1. What changed at the federal level: the new law and USDA action
Congress passed and the President signed a major budget/omnibus package in mid‑2025 often referenced as H.R. 1 / the One Big Beautiful Bill Act; that law restores and expands enforcement of SNAP work rules for able‑bodied adults without dependents (ABAWDs) and directs USDA to provide guidance to states on ABAWD exceptions and waivers [7] [1]. USDA announced it would resume full enforcement of longstanding ABAWD time limits and work rules, instructing states to apply those limits more broadly and indicating guidance was forthcoming [3] [1].
2. Who is targeted by the revived rules — and how disability fits in
The rule changes mainly target ABAWDs — generally adults 18–64 without dependents — who must either work/participate in approved employment or training 20 hours per week (80 hours per month) or qualify for an exemption to receive SNAP for more than three months in any 36‑month period [2] [8]. Federal and state materials repeatedly note that households composed entirely of elderly or disabled members are not subject to work requirements [4]. However, policy changes expand documentation and reporting expectations, and households with a disabled member can still lose benefits if other adults in the household do not meet work rules or cannot prove an exemption [5] [6].

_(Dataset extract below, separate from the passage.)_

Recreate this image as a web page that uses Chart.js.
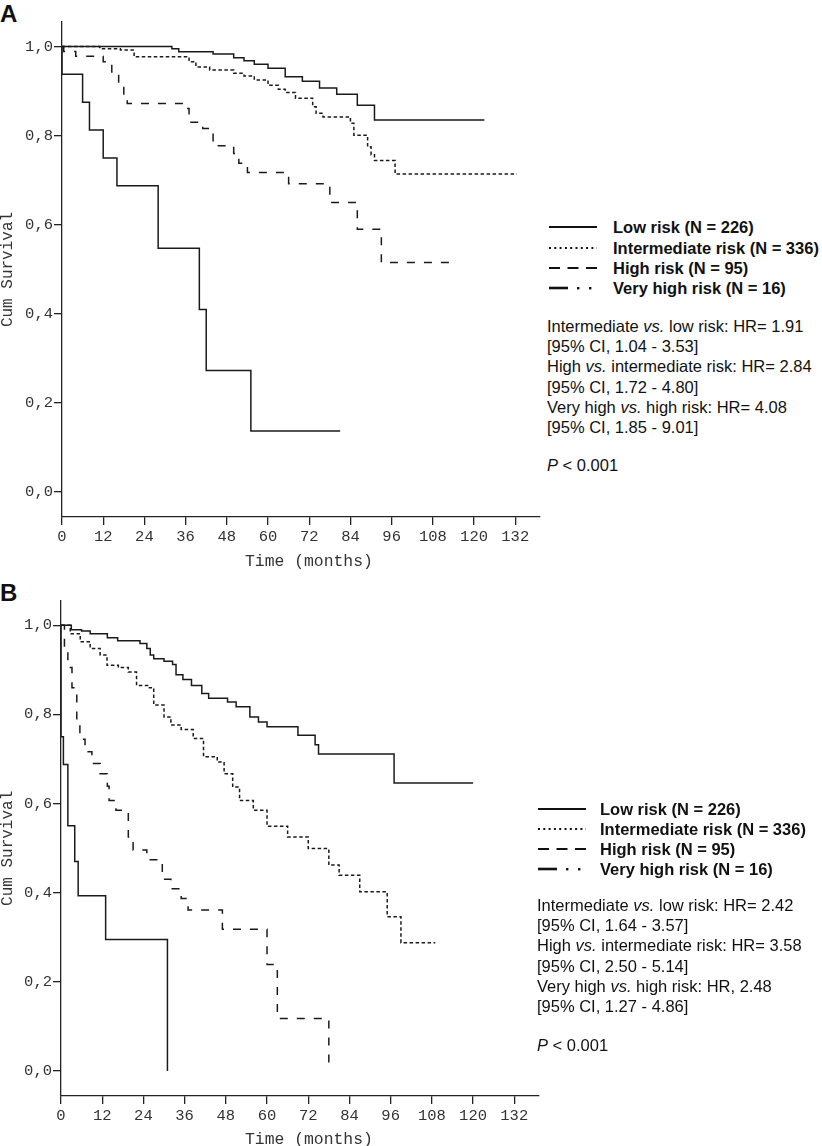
<!doctype html>
<html lang="en">
<head>
<meta charset="utf-8">
<title>Kaplan-Meier curves by risk group</title>
<style>
  * { margin: 0; padding: 0; }
  body {
    width: 822px; height: 1146px; position: relative; overflow: hidden;
    background: #fff; color: #111;
    font-family: "Liberation Sans", Arial, sans-serif;
  }
  canvas { position: absolute; left: 0; }
  #chartA { top: 0; }
  #chartB { top: 578px; }
  .panel { position: absolute; left: 0; font-size: 24px; line-height: 24px; font-weight: bold; }
  .leg { position: absolute; height: 20px; font-size: 16.5px; line-height: 20px; font-weight: bold; white-space: nowrap; }
  .leg svg { position: absolute; left: 0; top: 0; }
  .stat { position: absolute; font-size: 16.5px; line-height: 20.2px; white-space: nowrap; }
  .xtitle { position: absolute; left: 245px; font-family: "Liberation Mono", monospace; font-size: 16.4px; line-height: 20px; color: #333; white-space: pre; }
</style>
</head>
<body>
  <div class="panel" style="top:2px">A</div>
  <div class="panel" style="top:581px">B</div>

  <canvas id="chartA" width="545" height="570"></canvas>
  <canvas id="chartB" width="545" height="570"></canvas>
  <div class="xtitle" style="top:552px">Time (months)</div>
  <div class="xtitle" style="top:1130px">Time (months)</div>

  <div id="legendA"></div>
  <div class="stat" style="left:547px; top:316px">
    Intermediate <i>vs.</i> low risk: HR= 1.91<br>
    [95% CI, 1.04 - 3.53]<br>
    High <i>vs.</i> intermediate risk: HR= 2.84<br>
    [95% CI, 1.72 - 4.80]<br>
    Very high <i>vs.</i> high risk: HR= 4.08<br>
    [95% CI, 1.85 - 9.01]
  </div>
  <div class="stat" style="left:547px; top:455px"><i>P</i> &lt; 0.001</div>

  <div id="legendB"></div>
  <div class="stat" style="left:537px; top:895px">
    Intermediate <i>vs.</i> low risk: HR= 2.42<br>
    [95% CI, 1.64 - 3.57]<br>
    High <i>vs.</i> intermediate risk: HR= 3.58<br>
    [95% CI, 2.50 - 5.14]<br>
    Very high <i>vs.</i> high risk: HR, 2.48<br>
    [95% CI, 1.27 - 4.86]
  </div>
  <div class="stat" style="left:537px; top:1035px"><i>P</i> &lt; 0.001</div>

  <script src="https://cdn.jsdelivr.net/npm/chart.js"></script>
  <script>
    // ticks
    const xTicks = [0, 12, 24, 36, 48, 60, 72, 84, 96, 108, 120, 132];
    const yTicks = [0, 0.2, 0.4, 0.6, 0.8, 1.0];
    const groups = ['Low risk (N = 226)', 'Intermediate risk (N = 336)', 'High risk (N = 95)', 'Very high risk (N = 16)'];

    // panel A (time in months, cumulative survival at each step)
    const aLowT = [0, 32, 34, 44, 50, 53, 56, 60, 65, 70, 75, 80, 86, 91, 123];
    const aLowS = [1, 0.995, 0.988, 0.983, 0.975, 0.968, 0.960, 0.951, 0.932, 0.922, 0.907, 0.893, 0.868, 0.835, 0.835];
    const aIntT = [0, 11, 17, 21, 37, 39, 43, 50, 53, 56, 60, 63, 65, 68, 73, 74, 76, 84, 85, 89, 90, 91, 97, 132.5];
    const aIntS = [1, 0.995, 0.992, 0.977, 0.966, 0.954, 0.947, 0.940, 0.934, 0.925, 0.913, 0.904, 0.897, 0.884, 0.865, 0.850, 0.842, 0.828, 0.801, 0.775, 0.757, 0.744, 0.714, 0.714];
    const aHighT = [0, 0.5, 4, 12, 14.5, 16.5, 18, 19, 35, 37, 41, 44, 50, 51.5, 54, 66, 78, 86, 93, 115];
    const aHighS = [1, 0.989, 0.978, 0.966, 0.943, 0.913, 0.884, 0.872, 0.861, 0.830, 0.816, 0.777, 0.760, 0.738, 0.717, 0.692, 0.650, 0.590, 0.515, 0.515];
    const aVhT = [0, 0, 6, 8, 12, 16, 28, 40, 42, 55, 81];
    const aVhS = [1, 0.9375, 0.875, 0.8125, 0.75, 0.6875, 0.547, 0.410, 0.273, 0.137, 0.137];

    // panel B
    const bLowT = [0, 3, 6, 8.5, 13.5, 16.5, 23, 25, 26, 27, 30, 32.5, 33.5, 35.5, 38, 41, 43, 48.5, 51, 55, 57.5, 60, 69, 74, 75, 97, 120];
    const bLowS = [1, 0.990, 0.987, 0.981, 0.972, 0.965, 0.959, 0.948, 0.933, 0.925, 0.919, 0.912, 0.889, 0.878, 0.865, 0.847, 0.836, 0.828, 0.817, 0.794, 0.783, 0.772, 0.753, 0.732, 0.711, 0.646, 0.646];
    const bIntT = [0, 2.7, 5.6, 8.5, 11.4, 13.4, 16.7, 19.6, 22, 25.5, 27, 30, 32, 35, 38.5, 41.5, 45.5, 47.5, 50, 52, 56, 60, 66, 72, 78, 81, 87, 95, 99, 109];
    const bIntS = [1, 0.981, 0.963, 0.948, 0.933, 0.910, 0.905, 0.895, 0.865, 0.860, 0.821, 0.794, 0.776, 0.766, 0.746, 0.705, 0.693, 0.667, 0.637, 0.607, 0.585, 0.549, 0.525, 0.499, 0.462, 0.439, 0.402, 0.346, 0.288, 0.288];
    const bHighT = [0, 1, 2, 3.2, 4.6, 5.5, 7, 9, 11.4, 13.5, 14, 16, 19.6, 21, 25, 29.5, 32, 35, 37, 47, 60, 63, 78];
    const bHighS = [1, 0.947, 0.905, 0.860, 0.780, 0.744, 0.716, 0.690, 0.667, 0.639, 0.607, 0.585, 0.525, 0.496, 0.474, 0.430, 0.409, 0.387, 0.361, 0.318, 0.239, 0.118, 0];
    const bVhT = [0, 0, 0.7, 2, 4, 5, 13, 31];
    const bVhS = [1, 0.75, 0.6875, 0.55, 0.47, 0.393, 0.295, 0];

    const ink = '#1a1a1a';
    const dashes = [[], [3.5, 2.5], [8, 9], []];

    function pts(t, s) {
      return t.map((v, i) => ({ x: v, y: s[i] }));
    }

    function kmChart(id, curves, opt) {
      return new Chart(document.getElementById(id), {
        type: 'line',
        data: {
          datasets: curves.map((c, i) => ({
            label: groups[i],
            data: pts(c[0], c[1]),
            borderColor: ink,
            borderWidth: 1.5,
            borderDash: dashes[i],
            stepped: 'before',
            pointRadius: 0,
            fill: false
          }))
        },
        options: {
          responsive: false,
          animation: false,
          events: [],
          layout: { padding: { left: 0, right: opt.right, top: opt.top, bottom: 0 } },
          plugins: { legend: { display: false }, tooltip: { enabled: false } },
          scales: {
            x: {
              type: 'linear', min: 0, max: 139,
              afterBuildTicks: s => { s.ticks = xTicks.map(v => ({ value: v })); },
              afterFit: s => { s.height = opt.xh; },
              grid: { drawOnChartArea: false, tickLength: 8, color: '#222', lineWidth: 1.3 },
              border: { color: '#222', width: 1.3 },
              ticks: { color: '#333', padding: 3, maxRotation: 0, autoSkip: false,
                       font: { family: 'Liberation Mono', size: 15.5 } }
            },
            y: {
              min: -0.056, max: 1.055,
              afterBuildTicks: s => { s.ticks = yTicks.map(v => ({ value: v })); },
              afterFit: s => { s.width = opt.yw; },
              grid: { drawOnChartArea: false, tickLength: 8, color: '#222', lineWidth: 1.3 },
              border: { color: '#222', width: 1.3 },
              ticks: { color: '#333', padding: 1,
                       callback: v => v.toFixed(1).replace('.', ','),
                       font: { family: 'Liberation Mono', size: 15.5 } },
              title: { display: true, text: 'Cum Survival', color: '#333', padding: 0,
                       font: { family: 'Liberation Mono', size: 16, lineHeight: 1 } }
            }
          }
        }
      });
    }

    kmChart('chartA', [[aLowT, aLowS], [aIntT, aIntS], [aHighT, aHighS], [aVhT, aVhS]],
      { right: 5.7, top: 22, xh: 53, yw: 62 });
    kmChart('chartB', [[bLowT, bLowS], [bIntT, bIntS], [bHighT, bHighS], [bVhT, bVhS]],
      { right: 6.7, top: 22.7, xh: 52, yw: 61 });

    // legend line samples
    const samples = [
      '<line x1="0" y1="10" x2="48" y2="10" stroke="#111" stroke-width="2"/>',
      '<line x1="0" y1="10" x2="48" y2="10" stroke="#111" stroke-width="1.8" stroke-dasharray="2 3.3"/>',
      '<line x1="0" y1="10" x2="48" y2="10" stroke="#111" stroke-width="2.2" stroke-dasharray="11 7.5"/>',
      '<line x1="0" y1="10" x2="19" y2="10" stroke="#111" stroke-width="2.6"/>' +
        '<rect x="28" y="9" width="2.4" height="2.4" fill="#111"/><rect x="40" y="9" width="2.4" height="2.4" fill="#111"/>'
    ];

    function legend(id, left, textOff, centers) {
      const box = document.getElementById(id);
      groups.forEach((g, i) => {
        const row = document.createElement('div');
        row.className = 'leg';
        row.style.left = left + 'px';
        row.style.top = (centers[i] - 10) + 'px';
        row.innerHTML = '<svg width="48" height="20">' + samples[i] + '</svg>' +
          '<span style="margin-left:' + textOff + 'px">' + g + '</span>';
        box.appendChild(row);
      });
    }

    legend('legendA', 549, 64, [227, 247.5, 268, 288]);
    legend('legendB', 538, 62, [809, 829, 849, 869]);
  </script>
</body>
</html>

3. How states are implementing the federal direction
States moved quickly to operationalize the changes: New York, Georgia, Tennessee, Pennsylvania, Colorado, Washington and others published notices telling ABAWDs their waivers will end and that Nov. 1, 2025 (or similar dates) marks the start of renewed enforcement or expanded reporting [9] [2] [10] [11] [8] [12]. Local agencies are scheduling appointments, requiring work‑activity reporting, and warning clients that failing to meet three months of required activity will lead to benefit cuts [13] [14] [2].
4. Practical rules states are enforcing — hours, reporting, and time limits
States and guidance referenced in reporting set the participation threshold around 20 hours per week (80 hours per month) for ABAWDs to avoid exhausting the three‑month limit within a 36‑month window [2] [8]. Agencies are asking beneficiaries to document activities, attend career services appointments, and in some cases begin formal reporting cycles (e.g., New York City scheduling notices Oct/Nov 2025 and March 2026 as a reporting start) [13] [9].
5. How these changes affect people with disabilities — key caveats
Available sources consistently state that people with disabilities and households consisting entirely of elderly or disabled members are generally exempt from work requirements [4]. At the same time, reporting and advocacy outlets warn that expanded documentation rules and state discretion mean disabled individuals could be indirectly affected if another adult in their household is newly subject to ABAWD rules; disability advocates also flagged cuts to related programs like SNAP‑Ed that could harm people with disabilities [6] [5].
6. Competing perspectives and potential hidden agendas
Federal and state materials frame the move as restoring long‑standing law and encouraging work or training [3] [2]. Advocacy groups and policy analysts argue the changes will cut benefits for many and shift administrative burdens to states and counties; Disability Belongs and CBPP emphasize that households with disabled members may still face risk if other adults cannot document exemptions and that program supports (like SNAP‑Ed) may be reduced [6] [5]. Some state communications emphasize implementation logistics and client notices, suggesting an administrative priority to document compliance rather than a focus primarily on disability protections [9] [10].
7. Where reporting is thin or absent
Available sources do not mention detailed federal criteria or a new, uniform process for disability determinations under the 2025 law beyond stating exemptions exist; specific federal guidance text on how agencies should evaluate disability exemptions “is in the process of being provided” according to USDA pages [1] [4]. Also, the sources provided do not include the final USDA guidance documents or full legal text laying out every new exemption nuance — those materials are described as forthcoming [1].
Bottom line: policy changes in 2025 re‑activated and broadened enforcement of SNAP work requirements for ABAWDs; people with disabilities remain generally exempt on paper, but practical risk to households with disabled members increased because other adults may now be newly subject to strict work, reporting, and documentation rules [1] [4] [2] [5].